BiscayneAmericas Advisers, Garrison Investment Group, Janus Henderson Investors, Lend Academy Investments, Polaris Equity Management, QVR, Ridgeview Asset Management Partners, Steward Capital Management, and Titan Fund Management will combine to pay more than $1 million in total penalties as part of separate settlements with the SEC.
Two of the advisory firms—Polaris and Janus Henderson—violated custody rules, one—QVR—failed to comply with Form ADV, and six firms were penalized for violations of both mandates, the agency said. Without admitting or denying the findings, the firms were censured and ordered to cease and desist.
The custody rule, part of the Investment Advisers Act, requires advisers who have custody of clients’ funds or securities follow specific requirements to prevent the loss, misuse, or misappropriation of those assets, according to the SEC.
Some of the advisers to run afoul of the rule did not conduct required audits or failed to disclose the results of audits to investors in a timely manner, the agency said. Some advisers did not promptly file amended Form ADV to the SEC to show they had received audited financial statements after initially telling the agency they had not received them, the SEC continued. One adviser “did not properly describe the status of its financial statement audits” on its Form ADV and did not update its annual amendment to the form for multiple years, the SEC said.
“Noncompliance with the custody rule creates significant risks for the safety and security of client assets,” Gurbir Grewal, director of SEC’s Enforcement Division, said in a press release. “These actions show that the commission expects private fund advisers to meet their obligations to secure client assets and will pursue those who fail to do so.”
The SEC took the unusual step of promptly resolving its investigations with the advisers, Grewal added. “Counsel should not assume that the division will recommend similar resolutions going forward,” he said.
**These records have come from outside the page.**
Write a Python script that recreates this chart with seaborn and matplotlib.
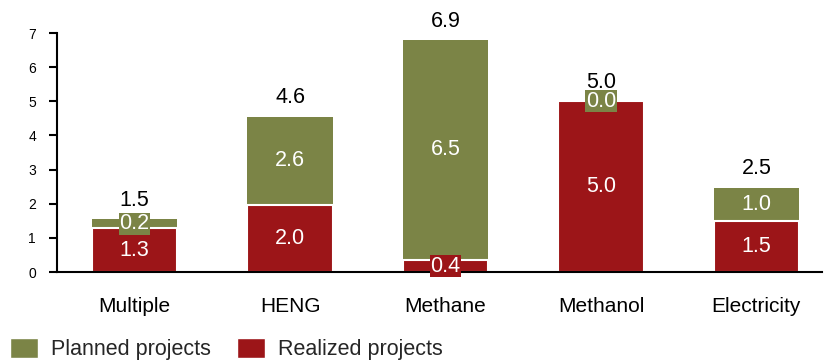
import matplotlib
matplotlib.use("Agg")
import matplotlib.pyplot as plt
import seaborn as sns
import pandas as pd
from matplotlib.patches import Patch

categories = ["Multiple", "HENG", "Methane", "Methanol", "Electricity"]
realized = [1.28, 1.97, 0.35, 5.0, 1.48]
planned = [0.27, 2.58, 6.45, 0.0, 0.99]
realized_labels = ["1.3", "2.0", "0.4", "5.0", "1.5"]
planned_labels = ["0.2", "2.6", "6.5", "0.0", "1.0"]
total_labels = ["1.5", "4.6", "6.9", "5.0", "2.5"]
y_ticks = [0, 1, 2, 3, 4, 5, 6, 7]

GREEN = "#7b8446"
RED = "#9c1518"

sns.set_theme(style="white")
plt.rcParams["font.family"] = ["Liberation Sans", "DejaVu Sans"]

df = pd.DataFrame({"cat": categories, "realized": realized, "planned": planned})
df["total"] = df["realized"] + df["planned"]

fig = plt.figure(figsize=(8.25, 3.61), dpi=100)
ax = fig.add_axes([0.069, 0.2465, 0.927, 0.662])

sns.barplot(data=df, x="cat", y="total", color=GREEN, saturation=1, width=0.55,
            ax=ax, linewidth=0)
sns.barplot(data=df, x="cat", y="realized", color=RED, saturation=1, width=0.55,
            ax=ax, edgecolor="white", linewidth=1.5)

FS = 15.5
for i in range(len(categories)):
    r = realized[i]
    p = planned[i]
    t = r + p
    ax.text(i, r / 2, realized_labels[i], ha="center", va="center", color="white",
            fontsize=FS, bbox=dict(boxstyle="square,pad=0.02", fc=RED, ec="none"))
    ax.text(i, r + p / 2, planned_labels[i], ha="center", va="center", color="white",
            fontsize=FS, bbox=dict(boxstyle="square,pad=0.02", fc=GREEN, ec="none"))
    ax.annotate(total_labels[i], (i, t), xytext=(0, 6), textcoords="offset points",
                ha="center", va="bottom", fontsize=FS, color="black")

ax.set_ylim(0, 7)
ax.set_xlim(-0.5, 4.42)
ax.set_yticks(y_ticks)
ax.set_yticklabels([str(v) for v in y_ticks], fontsize=10)
ax.set_xlabel("")
ax.set_ylabel("")
ax.tick_params(axis="x", length=0, labelsize=15, pad=18, colors="black")
ax.tick_params(axis="y", length=6, width=1.5, direction="out", left=True, colors="black", pad=9)
for s in ["top", "right"]:
    ax.spines[s].set_visible(False)
for s in ["left", "bottom"]:
    ax.spines[s].set_color("black")
    ax.spines[s].set_linewidth(1.5)

handles = [Patch(facecolor=GREEN, label="Planned projects"),
           Patch(facecolor=RED, label="Realized projects")]
fig.legend(handles=handles, loc="lower left", bbox_to_anchor=(-0.006, -0.04), ncol=2,
           frameon=False, fontsize=15.5, handlelength=1.3, handleheight=1.0,
           columnspacing=1.2, handletextpad=0.6, borderaxespad=0.3)

fig.savefig("out.png", dpi=100)
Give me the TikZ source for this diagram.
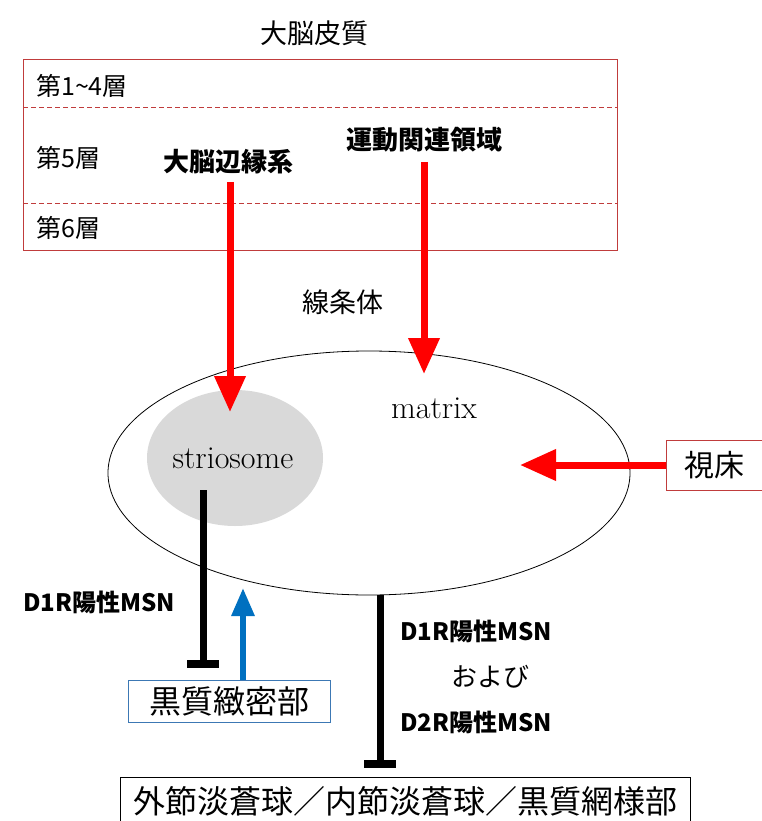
\documentclass[tikz,border=0pt]{standalone}
\usepackage{fontspec}
\newfontfamily\cjk{Noto Sans CJK JP}
\usetikzlibrary{arrows.meta}
\definecolor{boxred}{RGB}{192,60,60}
\definecolor{arrred}{RGB}{255,0,0}
\definecolor{arrblue}{RGB}{0,112,192}
\definecolor{boxblue}{RGB}{60,120,180}
\definecolor{lightgray}{RGB}{217,217,217}
\begin{document}
\begin{tikzpicture}[x=1pt,y=-1pt,
  fs/.style={font=\cjk\fontsize{#1}{#1}\selectfont},
  fsb/.style={font=\cjk\bfseries\fontsize{#1}{#1}\selectfont},
  redarrow/.style={draw=arrred, line width=7pt, -{Triangle[length=36pt,width=30pt]}},
  bluearrow/.style={draw=arrblue, line width=6pt, -{Triangle[length=28pt,width=22pt]}},
  inhib/.style={draw=black, line width=7pt, -{Rectangle[length=8pt,width=32pt]}},
  layer/.style={draw=boxred, line width=1pt, dash pattern=on 5pt off 3pt},
  txt/.style={inner sep=0pt, anchor=center}]
\useasboundingbox (0,0) rectangle (761,821);
% cortex
\node[txt, fs=27] (cortex) at (314,33) {大脳皮質};
\draw[boxred, line width=1pt] (23,60) rectangle (617,250);
\draw[layer] (23,108) -- (617,108);
\draw[layer] (23,203) -- (617,203);
\node[txt, fs=25, anchor=west] (l14) at (36,86) {第1\textasciitilde4層};
\node[txt, fs=25, anchor=west] (l5) at (36,158) {第5層};
\node[txt, fs=25, anchor=west] (l6) at (36,228) {第6層};
\node[txt, fsb=26] (limbic) at (228,162) {大脳辺縁系};
\node[txt, fsb=26] (motor) at (424,140) {運動関連領域};
% striatum
\node[txt, fs=27] (striatum) at (343,302) {線条体};
\draw[black, line width=0.8pt] (369,473) ellipse [x radius=261, y radius=122];
\fill[lightgray] (235,458) ellipse [x radius=88, y radius=68];
\node[txt, font=\fontsize{32}{32}\selectfont] (strio) at (233,458) {striosome};
\node[txt, font=\fontsize{32}{32}\selectfont] (matrix) at (434,408) {matrix};
% thalamus
\node[draw=boxred, line width=1pt, minimum width=96pt, minimum height=50pt, fs=30, inner sep=0pt] (thal) at (714,465) {視床};
% arrows from cortex
\coordinate (a1s) at (230,182);
\coordinate (a1e) at (230,412);
\coordinate (a2s) at (424,162);
\coordinate (a2e) at (424,374);
\coordinate (a3e) at (520,465);
\draw[redarrow] (a1s) -- (a1e);
\draw[redarrow] (a2s) -- (a2e);
\draw[redarrow] (thal.west) -- (a3e);
% SNc
\node[draw=boxblue, line width=1pt, minimum width=202pt, minimum height=42pt, fs=32, inner sep=0pt] (snc) at (229,701) {黒質緻密部};
\coordinate (i1s) at (203,490);
\coordinate (i1e) at (203,668);
\draw[inhib] (i1s) -- (i1e);
\coordinate (b1s) at (243,680);
\coordinate (b1e) at (243,588);
\draw[bluearrow] (b1s) -- (b1e);
\node[txt, fsb=24, anchor=west] (d1a) at (23,602) {D1R陽性MSN};
% output
\node[draw=black, line width=1pt, minimum width=570pt, minimum height=48pt, fs=32, inner sep=0pt] (out) at (405,801) {外節淡蒼球／内節淡蒼球／黒質網様部};
\coordinate (i2s) at (380,595);
\coordinate (i2e) at (380,768);
\draw[inhib] (i2s) -- (i2e);
\node[txt, fsb=24, anchor=west] (d1b) at (400,631) {D1R陽性MSN};
\node[txt, fs=26] (oyobi) at (490,677) {および};
\node[txt, fsb=24, anchor=west] (d2b) at (400,722) {D2R陽性MSN};
\end{tikzpicture}
\end{document}
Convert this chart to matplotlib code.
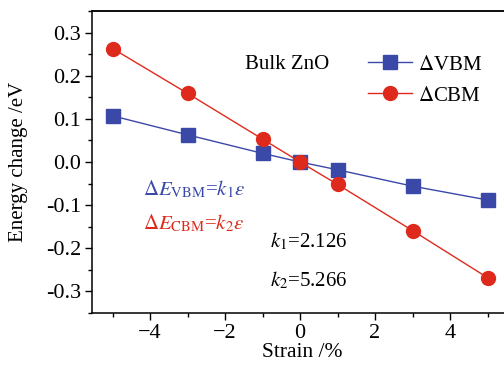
import numpy as np
import matplotlib.pyplot as plt
from matplotlib.ticker import MultipleLocator

plt.rcParams['font.family'] = 'Liberation Serif'
plt.rcParams['mathtext.fontset'] = 'stix'

strain = [-5, -3, -1, 0, 1, 3, 5]
vbm = [0.107, 0.063, 0.020, 0.0, -0.018, -0.056, -0.088]
cbm = [0.263, 0.159, 0.053, 0.0, -0.052, -0.159, -0.268]

blue = '#3a48a8'
red = '#de2a1c'

fig = plt.figure(figsize=(5.04, 3.73), dpi=100)
ax = fig.add_axes([92/504, 60/373, 412/504, 302/373])

ax.plot(strain, vbm, '-s', color=blue, lw=1, ms=10, label=r'$\Delta$VBM')
ax.plot(strain, cbm, '-o', color=red, lw=1, ms=10, label=r'$\Delta$CBM')

ax.set_xlim(-5.55, 5.44)
ax.set_ylim(-0.35, 0.35)
ax.xaxis.set_major_locator(MultipleLocator(2))
ax.xaxis.set_minor_locator(MultipleLocator(1))
ax.yaxis.set_major_locator(MultipleLocator(0.1))
ax.yaxis.set_minor_locator(MultipleLocator(0.05))
ax.yaxis.set_major_formatter(plt.FuncFormatter(lambda v, p: '%.1f' % v if abs(v) > 1e-9 else '0.0'))
ax.tick_params(which='both', direction='out', labelsize=16, width=1, pad=3)
ax.tick_params(which='major', length=5)
ax.tick_params(which='minor', length=3)
ax.spines['right'].set_visible(False)
for s in ['top', 'left', 'bottom']:
    ax.spines[s].set_linewidth(1.1)
# top border line, drawn explicitly so it shows up to the figure edge
ax.plot([0, 1], [1, 1], transform=ax.transAxes, color='#333333', lw=1.2, clip_on=False)

ax.set_xlabel('Strain /%', fontsize=15.5)
ax.set_ylabel('Energy change /eV', fontsize=15)
ax.xaxis.set_label_coords(0.51, -0.1)
ax.yaxis.set_label_coords(-0.155, 0.5)

ax.legend(loc='upper left', bbox_to_anchor=(368/504, 1 - 55/373), bbox_transform=fig.transFigure,
          frameon=False, fontsize=15, handlelength=2.1, handletextpad=0.3,
          borderpad=0, borderaxespad=0, labelspacing=0.55)

ax.text(-1.47, 0.227, 'Bulk ZnO', fontsize=15, va='center')
ax.text(-4.2, -0.0625, r'$\Delta E_{\mathrm{VBM}}$=$k_1\varepsilon$', fontsize=15,
        color=blue, va='center')
ax.text(-4.2, -0.142, r'$\Delta E_{\mathrm{CBM}}$=$k_2\varepsilon$', fontsize=15,
        color=red, va='center')
ax.text(-0.8, -0.185, r'$k_1$=2.126', fontsize=15, va='center')
ax.text(-0.8, -0.275, r'$k_2$=5.266', fontsize=15, va='center')

fig.savefig('out.png', dpi=100)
Of the investment firms, Garrison will pay the largest penalty at $330,000.
In 2018 and 2019, Garrison failed to distribute in a timely manner to its clients the annual audited financial statements of some of the relevant private funds it was managing, according to the SEC’s order. Garrison did not promptly update its Forms ADV following audits, instead waiting 11 months, the agency said. The firm also failed to comply with the custody rule in 2020 and 2021, the SEC alleged.
Garrison could not be reached for comment.
Janus Henderson had the second-largest penalty of the group at $150,000. The SEC found the firm didn’t send audited financial statements to about 10 percent of investors in one private fund over a three-year period, according to a Janus Henderson spokesperson.
“Fewer than 20 institutional clients were affected,” the spokesperson said in an emailed statement. The firm has added oversight to prevent “future delays in the distribution of statements” and cooperated fully with the SEC, the spokesperson added.